My oldest is 5 and he has been to play at 3 friends houses, all of which I have been to first for a party or 'playdate'.

runmeragged · 14/10/2010 20:48

I picked up a 4.1 yo with my DS from reception a couple of weeks ago for tea, play etc. Was fine. The mum had visited my house once and obv thought I was not an axe murderer!

However, it is young and not all reception children are ready for it. They can forget at the end of the day and look for their mum in the playground etc. If you think your DD will be OK, go for it. I usually go with my DS the first time so that he's used to the place and I know the family are just ordinary people with a reasonable attitude to safety etc.

Itsjustafleshwound · 14/10/2010 20:49

I do agree that you have to be careful about what happens to your child, but at the same time you can't keep them in cotton wool at all times.

Could you not ask if you can come to keep an eye on her or change the venue to a neutral one

squeaver · 14/10/2010 20:50

Do you go to school with her? Otherwise she has, indeed, been away from you.

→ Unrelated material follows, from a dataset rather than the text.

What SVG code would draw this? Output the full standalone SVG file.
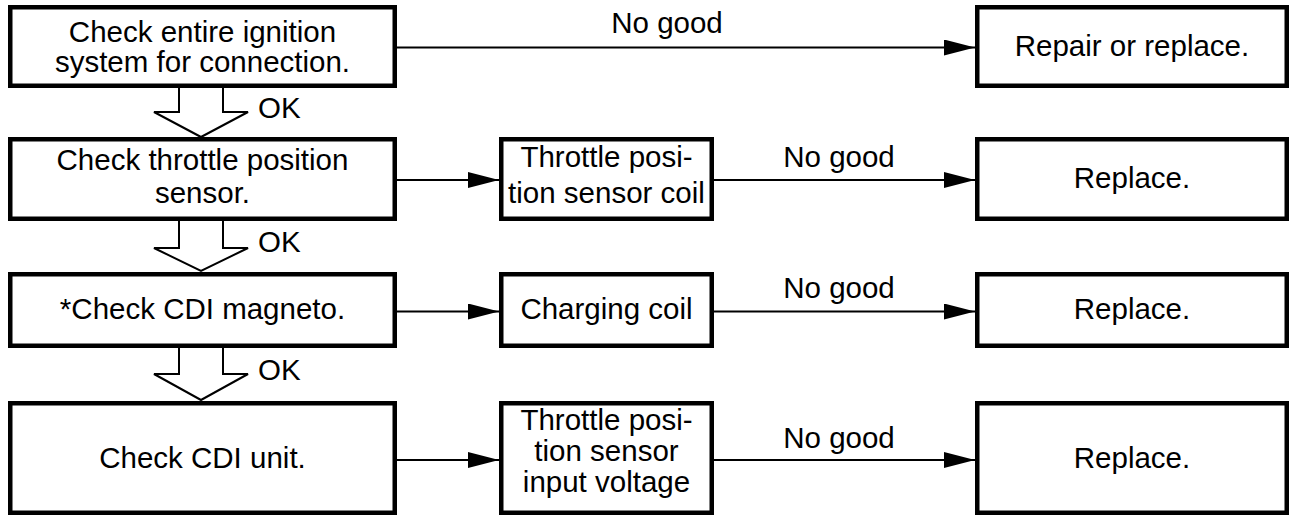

Absolutely appropriate at age. Turn up a little early to pick her up if you like.

Will your dd want to go do you think?

Hulababy · 14/10/2010 20:52

My DD started school at 4y5m. She went for her first playdate within the first week or two. I had not visited the parent's house, didn't go with her but did collect her later on. I knew the parents from the school playground.

She;d never been to a friends to play on her own before school, apart from with our close friends.

Never looked back. As it happens I am now really good friends with the mum and DH and I get on well with both mum and dad. We are godparents to their young son. So did me and DD a lot of good.

DD went on regulalry playdates with all her class mates, both at ours and theirs, all the way through reception and beyond.

Never had an ounce of problems.

MaeMobley · 14/10/2010 20:52

My DD aged 4.5 is going on her first after school play date on Monday. I have only met the mum briefly at the park/ on the school run.

I am not worried and DD is very excited.

DomesticG0ddess · 14/10/2010 20:55

DS is 3 and goes to his closest friends' houses without me, and we have them back to ours. I thought this was completely normal!

DomesticG0ddess · 14/10/2010 21:03

Having read your other post, would like to add that these are people I know really well - I can understand your DH being a bit Hmm if he doesn't know them at all, so agree with ballstoit really.